I'm sure that you are aware that the Preterist camp is divided on this issue of having a body after death (I know, big shock, right?). Preterists have come up with terms like Corporate or Collective Body View (CBV), and Individual Body View (IBV). And of these two views, there are many variations.
The Individual Body View (IBD) believes that at death, we receive a spiritual or immortal body. This is what I believe. Most of those holding to CBV believe that we don't get a body at death. They see the body talked about in Scripture as the corporate Body of Christ. I believe that the Bible often uses "body" to refer to the corporate body of Christ. But I see the corporate body made up of individuals with personalities and spiritual bodies. So, I guess I would have to say that I hold both of these views. I'm a "CBV-er" who believes we will be embodied. So, that also makes me an "IBV-er." I think that the Bible clearly teaches both. I don't think we have to pick one side or the other. You do have to be on one side or the other about being embodied. But you can believe you will be embodied and still believe in the corporate view of Scripture.
Teaching through the book of Romans changed my thinking on many things, one of which was understanding the Scriptures corporately. We must learn to read the Bible from a corporate, not individualistic, perspective. The biblical perspective is that every person is a member of a community, and that membership determines his or her identity. Please understand this: the corporate presupposes the individual, but the individual does not presuppose the corporate. You cannot have corporate without individuals.
For those of you who are Preterists, you know how grasping an understanding of audience relevance changed your view of the Scriptures. Well, I want to propose that grasping an understanding of the corporate nature of the Scriptures will have the same effect.
Notice what Paul writes to the Philippians.
Only let your manner of life be worthy of the gospel of Christ, so that whether I come and see you or am absent, I may hear of you that you are standing firm in one spirit, with one mind striving side by side for the faith of the gospel, Philippians 1:27 ESV
The Greek word for "manner of life" here is politeuomai.
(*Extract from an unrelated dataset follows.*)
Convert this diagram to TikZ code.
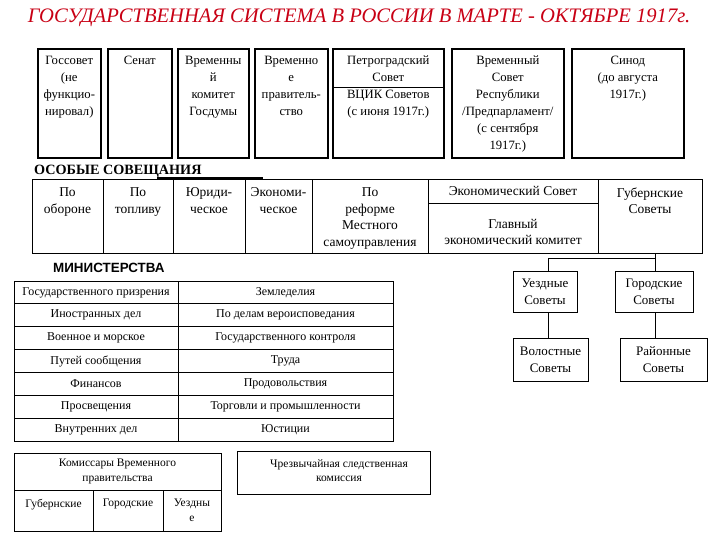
\documentclass[tikz,border=0pt]{standalone}
\usepackage{fontspec}
\setmainfont{Liberation Serif}
\newfontfamily\sansfnt{Liberation Sans}
\definecolor{titlered}{RGB}{200,0,20}
\begin{document}
\begin{tikzpicture}[x=1pt,y=-1pt,
  topbox/.style={draw,line width=1.6pt,inner sep=0pt,anchor=north west,minimum height=109},
  toptext/.style={inner sep=0pt,anchor=north,align=center,font=\fontsize{12.7}{17}\selectfont},
  ocell/.style={draw,line width=0.8pt,inner sep=0pt},
  otext/.style={inner sep=0pt,anchor=north,align=center,font=\fontsize{13.5}{16.5}\selectfont},
  mcell/.style={draw,line width=0.8pt,inner sep=0pt,font=\fontsize{12}{14}\selectfont},
  sbox/.style={draw,line width=0.8pt,inner sep=0pt,align=center,font=\fontsize{13}{17}\selectfont},
  ktext/.style={inner sep=0pt,align=center,font=\fontsize{11.5}{15}\selectfont},
  conn/.style={line width=0.8pt}]
\useasboundingbox (0,0) rectangle (720,540);
% title
\node[text=titlered,font=\fontsize{20.6}{24}\selectfont\itshape] (title) at (359,17.5) {ГОСУДАРСТВЕННАЯ СИСТЕМА В РОССИИ В МАРТЕ - ОКТЯБРЕ 1917г.};
% top boxes
\node[topbox,minimum width=63] (b1) at (37,48) {};
\node[topbox,minimum width=64] (b2) at (107,48) {};
\node[topbox,minimum width=71] (b3) at (177,48) {};
\node[topbox,minimum width=73] (b4) at (254,48) {};
\node[topbox,minimum width=111] (b5) at (332,48) {};
\node[topbox,minimum width=112] (b6) at (451,48) {};
\node[topbox,minimum width=112] (b7) at (571,48) {};
\node[toptext] (t1) at ([yshift=-8pt]b1.north) {Госсовет\\(не\\функцио-\\нировал)};
\node[toptext] (t2) at ([yshift=-8pt]b2.north) {Сенат};
\node[toptext] (t3) at ([yshift=-8pt]b3.north) {Временны\\й\\комитет\\Госдумы};
\node[toptext] (t4) at ([yshift=-8pt]b4.north) {Временно\\е\\правитель-\\ство};
\node[toptext] (t5) at ([yshift=-8pt]b5.north) {Петроградский\\Совет\\ВЦИК Советов\\(с июня 1917г.)};
\node[toptext] (t6) at ([yshift=-8pt]b6.north) {Временный\\Совет\\Республики\\/Предпарламент/\\(с сентября\\1917г.)};
\node[toptext] (t7) at ([yshift=-8pt]b7.north) {Синод\\(до августа\\1917г.)};
\draw[line width=1pt] (b5.west |- 0,88) -- (b5.east |- 0,88);
% special councils
\node[anchor=west,inner sep=0pt,font=\fontsize{14.2}{16}\selectfont\bfseries] (osh) at (34,171) {ОСОБЫЕ СОВЕЩАНИЯ};
\node[ocell,minimum width=71,minimum height=74] (o1) at (67.5,216) {};
\node[ocell,minimum width=70,minimum height=74] (o2) at (138,216) {};
\node[ocell,minimum width=72,minimum height=74] (o3) at (209,216) {};
\node[ocell,minimum width=67,minimum height=74] (o4) at (278.5,216) {};
\node[ocell,minimum width=116,minimum height=74] (o5) at (370,216) {};
\node[ocell,minimum width=170,minimum height=24,font=\fontsize{13.5}{16.5}\selectfont] (o6a) at (513,191) {Экономический Совет};
\node[ocell,minimum width=170,minimum height=50] (o6b) at (513,228) {};
\node[ocell,minimum width=104,minimum height=74] (o7) at (650,216) {};
\draw[line width=1.4pt] (157,178) -- (263,178);
\node[otext] (ot1) at ([yshift=-9pt]o1.north) {По\\обороне};
\node[otext] (ot2) at ([yshift=-9pt]o2.north) {По\\топливу};
\node[otext] (ot3) at ([yshift=-9pt]o3.north) {Юриди-\\ческое};
\node[otext] (ot4) at ([yshift=-9pt]o4.north) {Экономи-\\ческое};
\node[otext] (ot5) at ([yshift=-9pt]o5.north) {По\\реформе\\Местного\\самоуправления};
\node[otext,anchor=center] (ot6) at (513,232) {Главный\\экономический комитет};
\node[otext] (ot7) at ([yshift=-9pt]o7.north) {Губернские\\Советы};
% soviets hierarchy
\node[sbox,minimum width=64,minimum height=41] (uezd) at (545,291.5) {Уездные\\Советы};
\node[sbox,minimum width=78,minimum height=41] (gor) at (654,291.5) {Городские\\Советы};
\node[sbox,minimum width=75,minimum height=43] (vol) at (550.5,359.5) {Волостные\\Советы};
\node[sbox,minimum width=87,minimum height=43] (rai) at (663.5,359.5) {Районные\\Советы};
\coordinate (cl) at (548,258);
\coordinate (cr) at (655,258);
\draw[conn] (o7.south -| cr) -- (gor.north -| cr);
\draw[conn] (cr) -- (cl) -- (uezd.north -| cl);
\draw[conn] (uezd.south -| cl) -- (vol.north -| cl);
\draw[conn] (gor.south -| cr) -- (rai.north -| cr);
% ministries
\node[anchor=west,inner sep=0pt,font=\sansfnt\bfseries\fontsize{13.4}{15}\selectfont] (minh) at (53,268) {МИНИСТЕРСТВА};
\foreach [count=\i] \t in {Государственного призрения,Иностранных дел,Военное и морское,Путей сообщения,Финансов,Просвещения,Внутренних дел}
  \node[mcell,minimum width=164,minimum height=22.86] (ml\i) at (96,{281+22.86*(\i-0.5)}) {\t};
\foreach [count=\i] \t in {Земледелия,По делам вероисповедания,Государственного контроля,Труда,Продовольствия,Торговли и промышленности,Юстиции}
  \node[mcell,minimum width=215,minimum height=22.86] (mr\i) at (285.5,{281+22.86*(\i-0.5)}) {\t};
% commissars
\node[ocell,minimum width=207,minimum height=37] (k0) at (117.5,471.5) {};
\node[ktext] (kt0) at (k0.center) {Комиссары Временного\\правительства};
\node[ocell,minimum width=79,minimum height=41] (k1) at (53.5,510.5) {};
\node[ocell,minimum width=70,minimum height=41] (k2) at (128,510.5) {};
\node[ocell,minimum width=58,minimum height=41] (k3) at (192,510.5) {};
\node[ktext,anchor=north] (kt1) at ([yshift=-9pt]k1.north) {Губернские};
\node[ktext,anchor=north] (kt2) at ([yshift=-9pt]k2.north) {Городские};
\node[ktext,anchor=north] (kt3) at ([yshift=-9pt]k3.north) {Уездны\\е};
% extraordinary commission
\node[ocell,minimum width=193,minimum height=43] (ch) at (333.5,472.5) {};
\node[ktext,font=\fontsize{11.5}{13.5}\selectfont] (cht) at (339,470.5) {Чрезвычайная следственная\\комиссия};
\end{tikzpicture}
\end{document}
The word politeuomai here is a verb that means "to conduct oneself worthily as a citizen of a polis, or city-state."
The Roman world had colonies like Philippi, a small-scale version of Rome. To be a Roman citizen was the epitome of human dignity. Being a Roman citizen was very important in that day. During the Great Civil War, Octavian defeated Anthony. After the battle, a number of soldiers were settled in Philippi and the town became a Roman colony. Philippi was 800 miles from Rome geographically, but it was very near in mind-set and lifestyle. There was great pride in the fact that they were a Polis, a city-state. It spoke of their protection, culture, and high esteem in the eyes of Rome. The Philippians thought of themselves as Romans. In Acts 16, we see the founding of the Philippian Church:
And when they had brought them to the magistrates, they said, "These men are Jews, and they are disturbing our city. They advocate customs that are not lawful for us as Romans to accept or practice." Acts 16:20-21 ESV
"Our city" is referring to Philippi. Notice that they saw themselves as "Romans." It is important that we understand this. Rome was their mother, and they never forgot whom they belonged to. They spoke the Latin language, wore the Roman dress, and called the magistrates by their Latin or Roman names. They were deeply into Roman citizenship and all that it meant.
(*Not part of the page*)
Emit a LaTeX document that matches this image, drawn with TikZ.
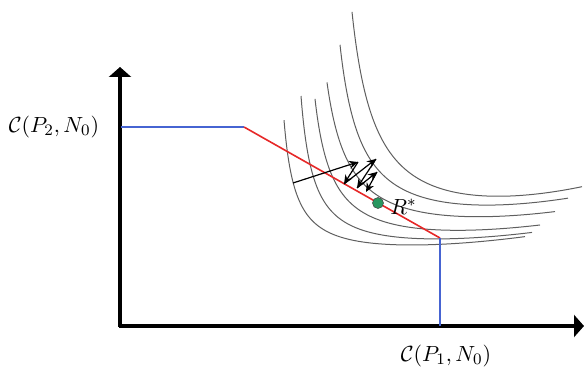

Well, what did it mean to be a Roman citizen? I don't think that citizenship is a big deal to people today, except perhaps for those who come from another country and have to work to gain citizenship in their adopted land. To the Greeks, the Polis was not just a place to live, it was a source of tremendous pride. The people viewed their Polis as a partnership with other people to obtain the highest good for all society. There was very little living for oneself. The good of all of the citizens of the Polis was in the minds of the people. The individual citizen developed his abilities, his talents, his skills, not for his own sake, but for the benefit of the community and for the sake of all. Mutuality, interdependence, and pride of the state was the issue.
In Philippians 3:20, Paul uses the noun form of politeuomai and tells the Philippians that they are to live as citizens of heaven.
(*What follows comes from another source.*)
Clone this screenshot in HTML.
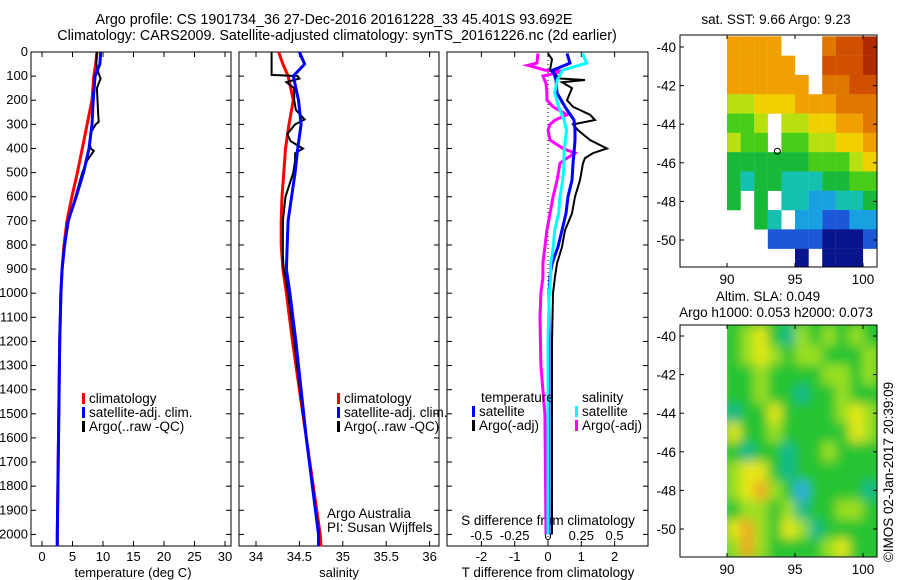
<!DOCTYPE html>
<html><head><meta charset="utf-8"><style>
body{margin:0;background:#fff;}
svg{display:block;font-family:"Liberation Sans",sans-serif;}
text{font-size:13px;fill:#000;}
text.big{font-size:14.3px;}
text.leg{font-size:13.5px;}
</style></head><body>
<svg id="c" width="900" height="580" xmlns="http://www.w3.org/2000/svg">
<defs>
<clipPath id="cp1"><rect x="680" y="35" width="197" height="232"/></clipPath>
<clipPath id="cp2"><rect x="727" y="325" width="150" height="232"/></clipPath>
<filter id="blur" x="-5%" y="-5%" width="110%" height="110%"><feGaussianBlur stdDeviation="5.5"/></filter>
</defs>
<text class="big" x="334" y="24" text-anchor="middle">Argo profile: CS 1901734_36 27-Dec-2016 20161228_33 45.401S 93.692E</text>
<text class="big" x="337" y="40" text-anchor="middle">Climatology: CARS2009. Satellite-adjusted climatology: synTS_20161226.nc (2d earlier)</text>
</svg>
<script>
// ---- data ----
const tDepth=[0,50,100,200,300,400,500,600,700,800,900,1000,1200,1400,1600,1800,2000,2050];
const tClim=[9.0,8.8,8.5,8.2,7.4,6.6,5.8,4.9,4.1,3.6,3.3,3.1,2.9,2.8,2.7,2.6,2.5,2.5];
const tSat=[9.6,9.5,8.7,8.4,8.2,7.7,6.8,5.6,4.3,3.7,3.3,3.1,2.9,2.8,2.7,2.6,2.5,2.5];
const tArgoDepth=[0,50,90,110,150,200,250,290,300,330,380,400,410,450,500,600,700,800,900,1000,1200,1500,1800,2000];
const tArgo=[9.0,8.9,9.3,9.6,9.0,9.1,9.2,9.3,8.8,8.1,7.8,8.0,8.5,7.4,6.6,5.5,4.4,3.7,3.3,3.1,2.9,2.8,2.6,2.5];
const sDepth=[0,50,100,200,300,400,500,600,700,800,900,1000,1200,1400,1600,1800,2000,2050];
const sClim=[34.26,34.31,34.37,34.43,34.38,34.34,34.32,34.30,34.29,34.29,34.31,34.35,34.42,34.50,34.58,34.66,34.74,34.75];
const sSat=[34.50,34.56,34.43,34.49,34.52,34.48,34.45,34.41,34.37,34.36,34.35,34.39,34.46,34.52,34.58,34.65,34.72,34.72];
const sArgoDepth=[0,95,100,110,125,150,200,240,280,300,340,370,400,420,450,500,600,700,850,900,1000,1200,1500,1800,2000];
const sArgo=[34.18,34.18,34.48,34.50,34.35,34.44,34.44,34.46,34.56,34.45,34.36,34.40,34.54,34.45,34.45,34.43,34.34,34.31,34.31,34.32,34.37,34.44,34.54,34.65,34.73];
const dDepth=[6,46,75,116,170,227,282,324,365,419,461,531,600,669,739,808,877,933,1000,1200,1400,1600,1800,2000];
const dTSat=[0.57,0.66,0.15,0.24,0.27,0.51,0.78,0.81,0.81,0.78,0.75,0.72,0.60,0.54,0.42,0.30,0.12,0.06,0.03,0.03,0.03,0.03,0.03,0.03];
const dSSat=[0.26,0.29,0.11,0.07,0.05,0.08,0.12,0.14,0.13,0.12,0.12,0.11,0.09,0.08,0.05,0.04,0.02,0.02,0.01,0,0,0,0,0];
const dTArgoDepth=[6,30,75,110,116,125,150,170,200,227,260,282,300,324,365,400,419,440,461,531,600,669,739,808,877,933,1000,1200,1500,1800,2000];
const dTArgo=[0,0.12,0.06,0.36,1.11,0.42,0.72,0.66,0.57,0.75,1.26,1.41,0.75,0.90,1.26,1.77,1.35,1.11,1.05,0.96,0.81,0.72,0.51,0.42,0.27,0.21,0.15,0.12,0.12,0.12,0.12];
const dSArgoDepth=[6,46,55,75,80,100,130,170,200,227,260,282,300,324,365,400,419,440,461,531,600,669,739,808,877,933,1000,1100,1300,1500,2000];
const dSArgo=[-0.075,-0.083,-0.15,-0.023,0.113,-0.038,-0.015,-0.008,-0.008,0.038,0.143,0.053,0.015,0,0.015,0.113,0.203,0.143,0.09,0.068,0.038,0.015,-0.008,-0.023,-0.038,-0.038,-0.053,-0.06,-0.053,-0.023,-0.015];
const depthTicks=[0,100,200,300,400,500,600,700,800,900,1000,1100,1200,1300,1400,1500,1600,1700,1800,1900,2000];
const tTicks=[0,5,10,15,20,25,30];
const sTicks=[34,34.5,35,35.5,36];
const dTTicks=[-2,-1,0,1,2];
const dSTicks=[-0.5,-0.25,0,0.25,0.5];
const latTicks=[-40,-42,-44,-46,-48,-50];
const lonTicks=[90,95,100];
const gridLons=[90,91,92,93,94,95,96,97,98,99,100];
const gridLats=[-40,-41,-42,-43,-44,-45,-46,-47,-48,-49,-50,-51];
const N=null;
const sst=[
[12,12,12,12,N,N,N,13,14,14,15],
[12,12,12,12,12,N,N,14,14,14,15],
[12,12,12,12,12,12,N,13,13,14,14],
[10,10,11,11,11,12,12,12,13,13,13],
[9,9,10,N,10,10,11,11,12,12,13],
[10,9,9,N,9,9,10,10,11,11,12],
[8,8,8,8,8,8,9,9,9,10,11],
[8,7,8,8,7,7,7,8,8,9,9],
[8,N,8,N,7,7,6,6,7,7,8],
[N,N,8,7,N,6,6,5,5,6,6],
[N,N,N,5,5,5,5,4,4,4,5],
[N,N,N,N,N,4,N,4,4,4,N]];
const sla=[
[0,1,2,0,-1,1,0,1,0,1,0],
[0,1,2,1,0,1,1,0,0,0,1],
[0,0,1,0,0,0,0,1,1,0,1],
[0,0,1,0,0,-1,0,0,1,0,0],
[-1,0,0,2,0,0,0,0,1,2,1],
[2,0,0,1,0,0,0,0,0,2,1],
[0,-1,0,0,-1,0,0,1,0,0,0],
[1,2,2,0,-1,0,0,0,0,0,0],
[1,2,3,1,0,-2,0,0,0,0,-1],
[0,1,1,0,1,-1,0,0,1,1,0],
[2,3,1,0,2,1,-1,0,0,0,0],
[1,3,1,0,0,0,0,1,2,0,0]];

// ---- helpers ----
const svg=document.getElementById('c');
const NS='http://www.w3.org/2000/svg';
function mk(tag,attrs,parent){const e=document.createElementNS(NS,tag);for(const k in attrs)e.setAttribute(k,attrs[k]);(parent||svg).appendChild(e);return e;}
function txt(x,y,s,anchor,parent){const e=mk('text',{x:x,y:y,'text-anchor':anchor||'middle'},parent);e.textContent=s;return e;}
const yD=d=>52+d*0.2412;
const xT=t=>42+t*6.1;
const xS=s=>256+(s-34)*86.8;
const xDT=t=>548+t*33.3;
const xDS=s=>548+s*133.2;
function line(xs,depths,xf,color,w,name){
  const pts=xs.map((v,i)=>xf(v).toFixed(1)+','+yD(depths[i]).toFixed(1)).join(' ');
  const p=mk('polyline',{points:pts,fill:'none',stroke:color,'stroke-width':w,'stroke-linejoin':'miter'});
  
  
}
function panel(x0,x1,name){
  const r=mk('rect',{x:x0,y:52,width:x1-x0,height:494,fill:'none',stroke:'#000','stroke-width':1});
  
  
  depthTicks.forEach(d=>{mk('line',{x1:x0,x2:x0+5,y1:yD(d),y2:yD(d),stroke:'#000'});mk('line',{x1:x1-5,x2:x1,y1:yD(d),y2:yD(d),stroke:'#000'});});
}
// panel 1
panel(31,231,'temperature-panel');
depthTicks.forEach(d=>{const t=txt(28,yD(d)+4,String(d),'end');});
tTicks.forEach(v=>{mk('line',{x1:xT(v),x2:xT(v),y1:546,y2:541,stroke:'#000'});mk('line',{x1:xT(v),x2:xT(v),y1:52,y2:57,stroke:'#000'});const t=txt(xT(v),561,String(v));});
{const t=txt(133,577,'temperature (deg C)');}
line(tClim,tDepth,xT,'#f00',3,'temperature-climatology-line');
line(tArgo,tArgoDepth,xT,'#000',2,'temperature-argo-line');
line(tSat,tDepth,xT,'#00f',3,'temperature-satellite-line');
// panel 2
panel(239,439,'salinity-panel');
sTicks.forEach(v=>{mk('line',{x1:xS(v),x2:xS(v),y1:546,y2:541,stroke:'#000'});mk('line',{x1:xS(v),x2:xS(v),y1:52,y2:57,stroke:'#000'});const t=txt(xS(v),561,String(v));});
{const t=txt(339,577,'salinity');}
line(sClim,sDepth,xS,'#f00',3,'salinity-climatology-line');
line(sArgo,sArgoDepth,xS,'#000',2,'salinity-argo-line');
line(sSat,sDepth,xS,'#00f',3,'salinity-satellite-line');
// panel 3
panel(447,648,'difference-panel');
mk('line',{x1:548,x2:548,y1:52,y2:546,stroke:'#000','stroke-dasharray':'1,3'});
dTTicks.forEach(v=>{mk('line',{x1:xDT(v),x2:xDT(v),y1:546,y2:541,stroke:'#000'});mk('line',{x1:xDT(v),x2:xDT(v),y1:52,y2:57,stroke:'#000'});const t=txt(xDT(v),561,String(v));});
dSTicks.forEach(v=>{const t=txt(xDS(v),540,String(v));});
{const t=txt(548,525,'S difference from climatology');t.setAttribute('class','leg');}
{const t=txt(548,577,'T difference from climatology');t.setAttribute('class','leg');}
line(dSArgo,dSArgoDepth,xDS,'#f0f',3,'salinity-argo-diff-line');
line(dTArgo,dTArgoDepth,xDT,'#000',2,'temperature-argo-diff-line');
line(dTSat,dDepth,xDT,'#00f',3,'temperature-satellite-diff-line');
line(dSSat,dDepth,xDS,'#0ff',3,'salinity-satellite-diff-line');
// legends
function leg(x,y,color,label,name){const g=mk('g',{});mk('rect',{x:x,y:y-10,width:3,height:11,fill:color},g);const t=txt(x+7,y,label,'start',g);t.setAttribute('class','leg');}
leg(82,403,'#f00','climatology','legend-climatology');
leg(82,417,'#00f','satellite-adj. clim.','legend-satellite-adj');
leg(82,431,'#000','Argo(..raw -QC)','legend-argo-raw');
leg(337,403,'#f00','climatology','legend2-climatology');
leg(337,417,'#00f','satellite-adj. clim.','legend2-satellite-adj');
leg(337,431,'#000','Argo(..raw -QC)','legend2-argo-raw');
{const t=txt(481,402,'temperature','start');t.setAttribute('class','leg');}
leg(472,416,'#00f','satellite','legend-t-satellite');
leg(472,430,'#000','Argo(-adj)','legend-t-argo');
{const t=txt(582,402,'salinity','start');t.setAttribute('class','leg');}
leg(575,416,'#0ff','satellite','legend-s-satellite');
leg(575,430,'#f0f','Argo(-adj)','legend-s-argo');
{const t=txt(327,518,'Argo Australia','start');t.setAttribute('class','leg');}
{const t=txt(327,532,'PI: Susan Wijffels','start');t.setAttribute('class','leg');}
// maps
const xL=lon=>727+(lon-90)*13.6;
function sstColor(v){const c={4:'#0a148c',5:'#1a58d8',6:'#18a0e0',7:'#14c0b0',8:'#18b838',9:'#48cc18',10:'#b8e010',11:'#f0d000',12:'#f0a000',13:'#e07800',14:'#d05000',15:'#b02c00'};return c[v];}
function slaColor(v){const c={'-2':'#30a8e8','-1':'#10b890','0':'#28c430','1':'#9ce020','2':'#e6e818','3':'#f0a820'};return c[String(v)];}
function mapAxes(y0,top,name){
  const r=mk('rect',{x:680,y:top,width:197,height:232,fill:'none',stroke:'#000'});
  
  latTicks.forEach(l=>{const y=y0+(-40-l)*19.3;mk('line',{x1:680,x2:684,y1:y,y2:y,stroke:'#000'});mk('line',{x1:873,x2:877,y1:y,y2:y,stroke:'#000'});const t=txt(676,y+5,String(l),'end');t.setAttribute('class','leg');});
  lonTicks.forEach(l=>{mk('line',{x1:xL(l),x2:xL(l),y1:top+232,y2:top+228,stroke:'#000'});mk('line',{x1:xL(l),x2:xL(l),y1:top,y2:top+4,stroke:'#000'});const t=txt(xL(l),top+249,String(l));t.setAttribute('class','leg');});
}
const g1=mk('g',{'clip-path':'url(#cp1)'});

gridLats.forEach((lat,i)=>gridLons.forEach((lon,j)=>{const v=sst[i][j];if(v===null)return;const c=mk('rect',{x:xL(lon),y:47+(-40-lat-0.5)*19.3-1,width:13.7,height:19.5,fill:sstColor(v)},g1);}));
mk('circle',{cx:xL(93.7),cy:47+5.4*19.3,r:3,fill:'none',stroke:'#000'});
mapAxes(47,35,'sst-map-frame');
{const t=txt(776,24,'sat. SST: 9.66 Argo: 9.23');t.setAttribute('class','leg');}
const g2o=mk('g',{'clip-path':'url(#cp2)'});
const g2=mk('g',{filter:'url(#blur)'},g2o);

mk('rect',{x:720,y:315,width:170,height:250,fill:'#28c430'},g2);
gridLats.forEach((lat,i)=>gridLons.forEach((lon,j)=>{const v=sla[i][j];const c=mk('rect',{x:xL(lon),y:336+(-40-lat-0.5)*19.3,width:13.7,height:19.4,fill:slaColor(v)},g2);}));
mapAxes(336,325,'sla-map-frame');
{const t=txt(768,301,'Altim. SLA: 0.049');t.setAttribute('class','leg');}
{const t=txt(776,317,'Argo h1000: 0.053 h2000: 0.073');t.setAttribute('class','leg');}
{const t=txt(0,0,'©IMOS 02-Jan-2017 20:39:09');t.setAttribute('class','leg');t.setAttribute('transform','translate(893,472) rotate(-90)');}
</script>
</body></html>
But our citizenship is in heaven, and from it we await a Savior, the Lord Yeshua the Christ, Philippians 3:20 ESV
"Citizenship" is from the Greek politeuma. Paul is telling his readers to live for the good of the body of Christ and not themselves. They were to use their talents and abilities for the good of the Messianic community. Believers are to live as citizens of heaven by using all our talents and abilities for the sake of the Kingdom and not simply for ourselves. Local churches would be transformed if believers thought about the needs of the body above their own needs. Why do you come to church? Do all your reasons revolve around you and how you benefit? So, do you come when you feel like coming and have nothing else to do? Or do you consider the body, and, therefore, go to church to minister to the body by being a minister of grace.
The importance of community in Ancient Near-Eastern thought and life and a corporate understanding of the nature of humanity provides an important perspective on the interpretation of the Scriptures. Until E. P Sanders' recent work (Paul and Palestinian Judaism, 1977) helped to usher in a far greater appreciation of the concept of the covenant in Paul's thought, the overwhelmingly dominant approach was an individualistic understanding of Paul. A far greater emphasis on corporate over individual concerns, particularly concerning the relationship of Jews and Gentiles in the Church, emerged. Now the corporate perspective is widely accepted and may even be called the firm consensus among New Testament scholars.
We must recognize that, first of all, Paul's thought was thoroughly covenantal and focused on the fulfillment of the covenant purposes of God in Christ and their consequences for Jews and Gentiles. Second, for Paul, and for virtually all Jews (and non-Jews in Mediterranean and Hellenistic culture) of his time, the group was primary and the individual was secondary. This is an essential point to grasp for interpretation of Paul and the New Testament. Modern westerners tend to view social reality in the opposite way. In other words, the individual is primary and the group is secondary. The individual is viewed as standing on his own and corporate concerns are subordinated to individual concerns.
Paul's and his culture's perspective was essentially corporate. The individual was not viewed as standing on his own but was seen as embedded in the group to which he belonged. Corporate concerns generally took precedence over individual concerns, and when they did not, it was judged as wrong. Such corporate interest can be seen in Paul's primary concern for love and unity—a concern that is dominant in all of his letters. The Pauline corporate perspective found individual identity based in the group rather than vice versa.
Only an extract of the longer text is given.